We'll soon be at July 4, always celebrated as American Independence Day, but I wonder if there will be more protests against the United States than celebrations?
When did we fall out of love with America? When did so many attitudes change from seeing it as the "land of the free and the home of the brave" to what Iranian fundamentalists have termed "the Great Satan". America is now vilified as a nest of racism, sexism (the reaction being the #MeToo movement) and the product of slavery. Its president, Donald Trump, is abhorred and ridiculed in equal measure and its police forces compared to Nazis - God be with the days when the American cop was a benign Irishman in a friendly neighbourhood movie.
After the killing of George Floyd, a cultural revolution erupted around the world protesting against America's treatment of its black population. From Kinsale to Düsseldorf, people took to the streets to proclaim that "Black Lives Matter", often carrying images of George Floyd, a new American martyr. In Galway, the monument to Christopher Columbus was daubed for the crime of 'founding' America at all.
Yes, some of the global anger has been directed against a wider imperialism, but American race relations are the trigger. Gone With the Wind, that southern saga of Scarlett O'Hara and her "loyal" slaves, has been withdrawn from HBO Max, and I'd wager won't be seen again in the public realm. Will Casablanca suffer the same fate? In that, Ingrid Bergman refers to the pianist, Sam, as "boy", a patronising word for adult black men in the 1940s. A lot of old movies could well be for the chop, often depicting black people in menial positions, or as comical minstrels. Films which cast white people in black or mixed-race roles are already deplored. Ava Gardner played a mixed-race woman in the classic Showboat, a part denied, at the time, to Lena Horne. Ironically, the story had a strong liberal message - but not liberal enough to cast a black performer.
The America of the past, which we loved so innocently, has gone. This was the land which welcomed, rescued and brought success to poor Irish immigrants - and to so many other immigrants too. It was the land of glamour, excitement, success, optimism and opportunity. This was often expressed in its popular music and the entertainment industry. As my old colleague Herbie Kretzmer once remarked to me - he went on to write the lyrics of Les Misérables - "Look at American entertainment in the 20th century: about six Jewish immigrant composers wrote the American dream in popular music."
Indeed so: Irving Berlin, George Gershwin, Sammy Cahn, Lennie Hayton, Jerome Kern, Rodgers and Hammerstein were all born to European Jewish immigrants, and they provided the world with a stunning universal songbook which celebrated the American way of life: from White Christmas to Oklahoma!, from 'Alexander's Ragtime Band' to Singin' in the Rain.

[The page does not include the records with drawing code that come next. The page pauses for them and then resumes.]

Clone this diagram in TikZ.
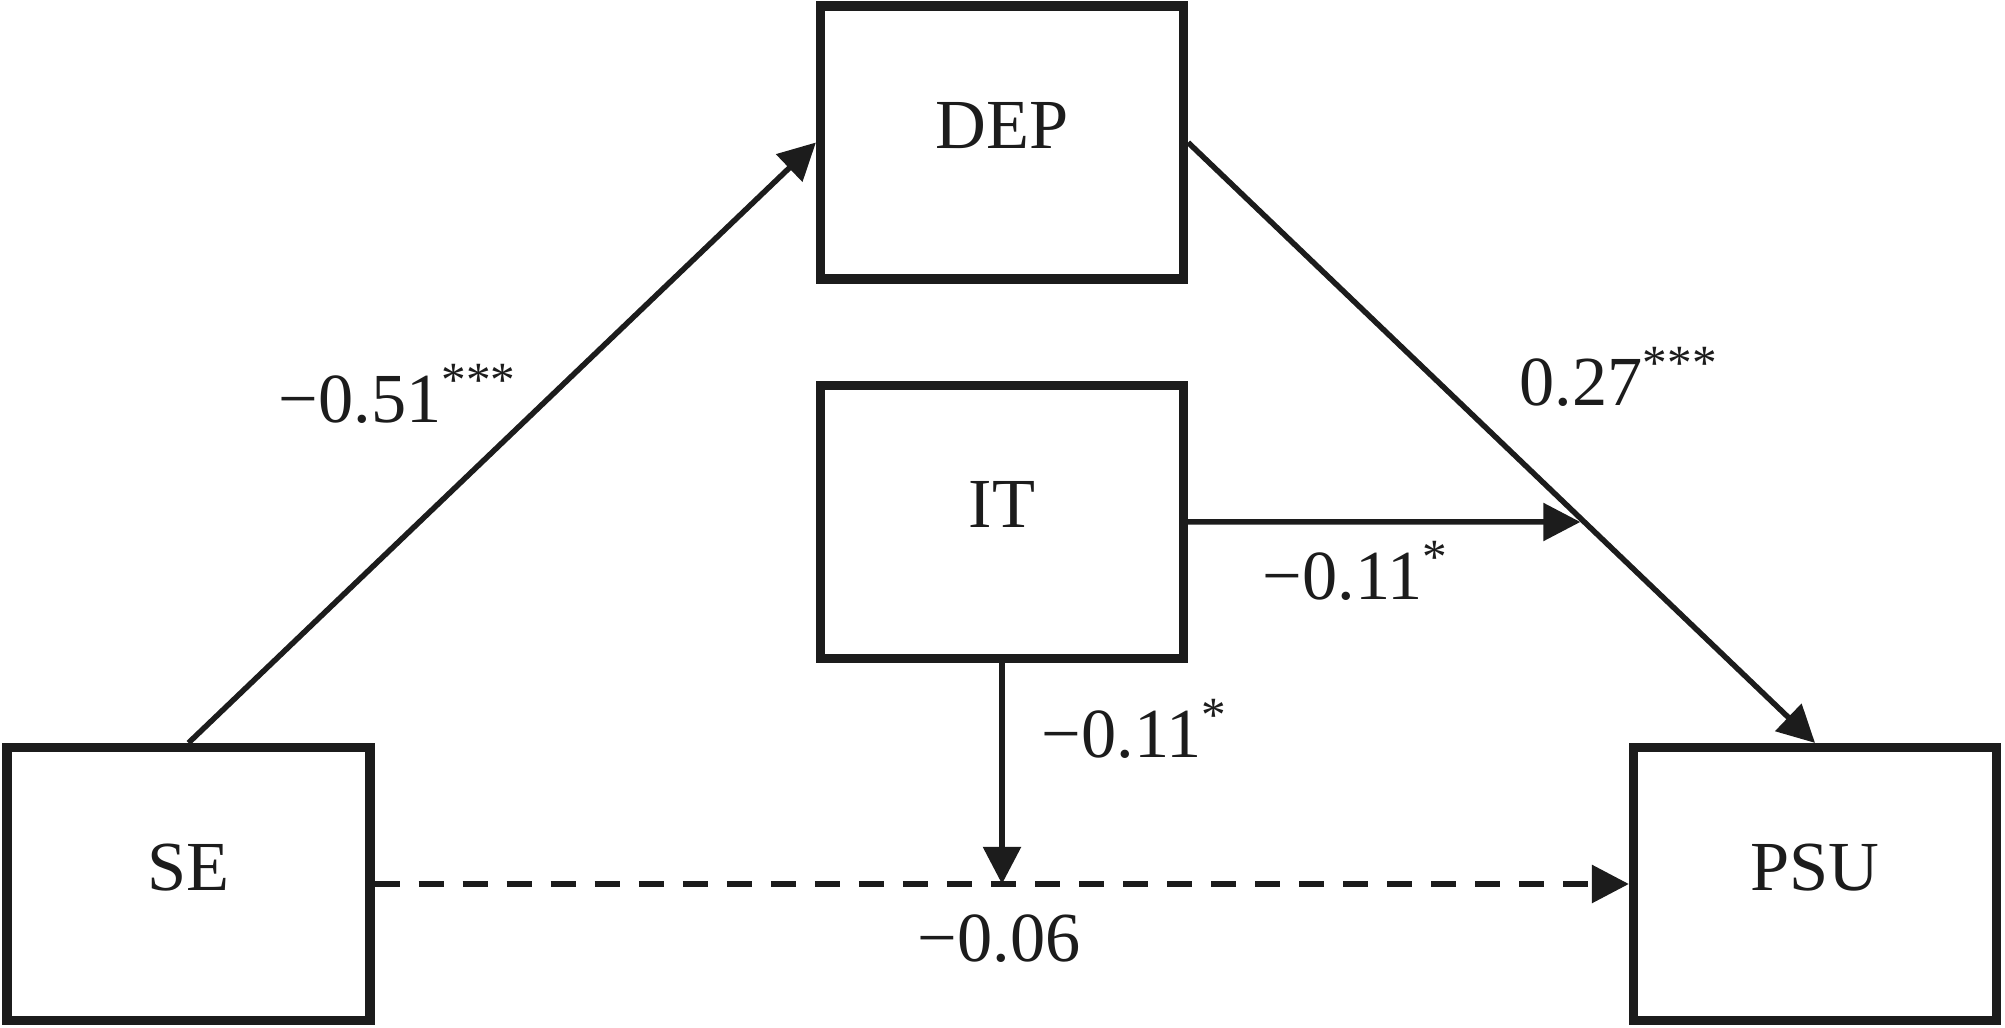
\documentclass[tikz,border=0pt]{standalone}
\usepackage{fontspec}
\setmainfont{Liberation Serif}
\usetikzlibrary{arrows.meta,intersections}
\definecolor{ink}{RGB}{28,28,28}
\begin{document}
\begin{tikzpicture}[x=0.01cm,y=-0.01cm,
  box/.style={draw=ink, line width=0.095cm, minimum width=3.625cm, minimum height=2.725cm,
    inner sep=0pt, text height=0.12cm, text depth=0pt, font=\fontsize{20}{24}\selectfont, text=ink},
  lbl/.style={anchor=base west, inner sep=0pt, font=\fontsize{20}{24}\selectfont, text=ink},
  conn/.style={draw=ink, line width=0.055cm, -{Triangle[length=0.37cm,width=0.37cm]}}]
\useasboundingbox[fill=white] (0,0) rectangle (2005,1028);
\node[box] (SE) at (188.5,884) {SE};
\node[box] (PSU) at (1815,884) {PSU};
\node[box] (DEP) at (1002,142.5) {DEP};
\node[box] (IT) at (1002,522) {IT};
\draw[conn, name path=dp] (DEP.east) -- (PSU.north);
\draw[conn] (SE.north) -- (DEP.west);
\path[name path=ih] (IT.east) -- (IT.east -| PSU.east);
\path[name intersections={of=dp and ih, by=h}];
\draw[conn, shorten >=0.04cm] (IT.east) -- (h);
\coordinate (m) at (IT.south |- SE.east);
\draw[conn] (IT.south) -- (m);
\draw[conn, line width=0.06cm, dash pattern=on 0.25cm off 0.19cm] (SE.east) -- (PSU.west);
\node[lbl] (l1) at (278,423) {−0.51\textsuperscript{***}};
\node[lbl] (l2) at (1519,406) {0.27\textsuperscript{***}};
\node[lbl] (l3) at (1262,600) {−0.11\textsuperscript{*}};
\node[lbl] (l4) at (1041,758) {−0.11\textsuperscript{*}};
\node[lbl] (l5) at (917,962) {−0.06};
\end{tikzpicture}
\end{document}
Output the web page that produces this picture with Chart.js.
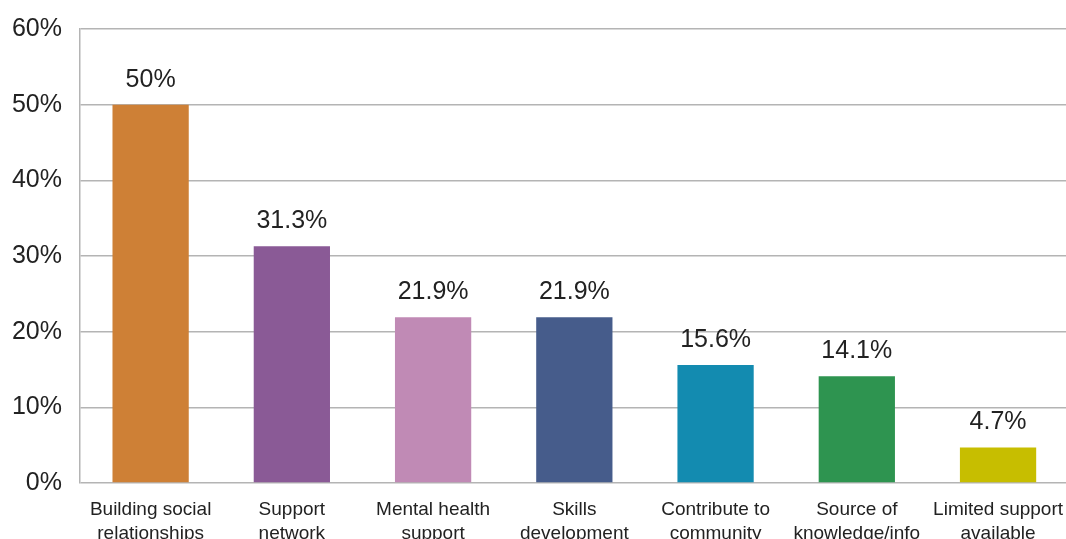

Significantly, most of these musical geniuses changed their names so as to be American: Irving Berlin was born Israel Beilin; Cahn, Samuel Cohen; Gershwin, Jacob Gershowitz.
The first time I visited New York, back in 1967, it was like stepping into that fabled image of America that we had grown up with - the movies, the music, a society that seemed so open and exhilarating, where everything seemed possible. Yes, the Civil Rights movement was on the march, and everyone I encountered supported it. But even that seemed part of American aspirationalism - it showed America was a place where systems could be challenged, and people could change. The protests against the Vietnam War, although often ferocious, demonstrated that America was an open society where there could be honest debate about bad things happening in a faraway country. Extremes, yes, but everything in America was bigger, more magnified and more extreme, than it was in Europe. But America was still great.
But somewhere along the line, it all grew sour. The Left has always been critical of brash American capitalism, and in general, modern values have grown more left-wing. Even the capitalists are now supporting Black Lives Matter (maybe to sell more stuff) and castigating America for never having addressed the inheritance of slavery. The American "melting-pot" seems a more divided society than ever.
What's sad is the way in which the retrospective images of America have now been spoiled for us. There are too many guns in the US, and too many trigger-happy users: but didn't we see a thousand classic Hollywood movies where the gun was the essence of the plot? The most popular author in mid-20th century Ireland was Zane Grey, his "cowboys and injuns" tales lapped up innocently.
When we watch Doris Day and Rock Hudson larking around in rom-coms, we now ask - where are the black people in their glossy world? (And how about the hypocrisy that kept Rock's gay identity secret?) Where are the Algonquin people at the Algonquin table? Behind the soothing tones of jazz is the suffering of the "negro spiritual" and the lynching of the "boy" who steps out of line. Yes, we've lost the American dream.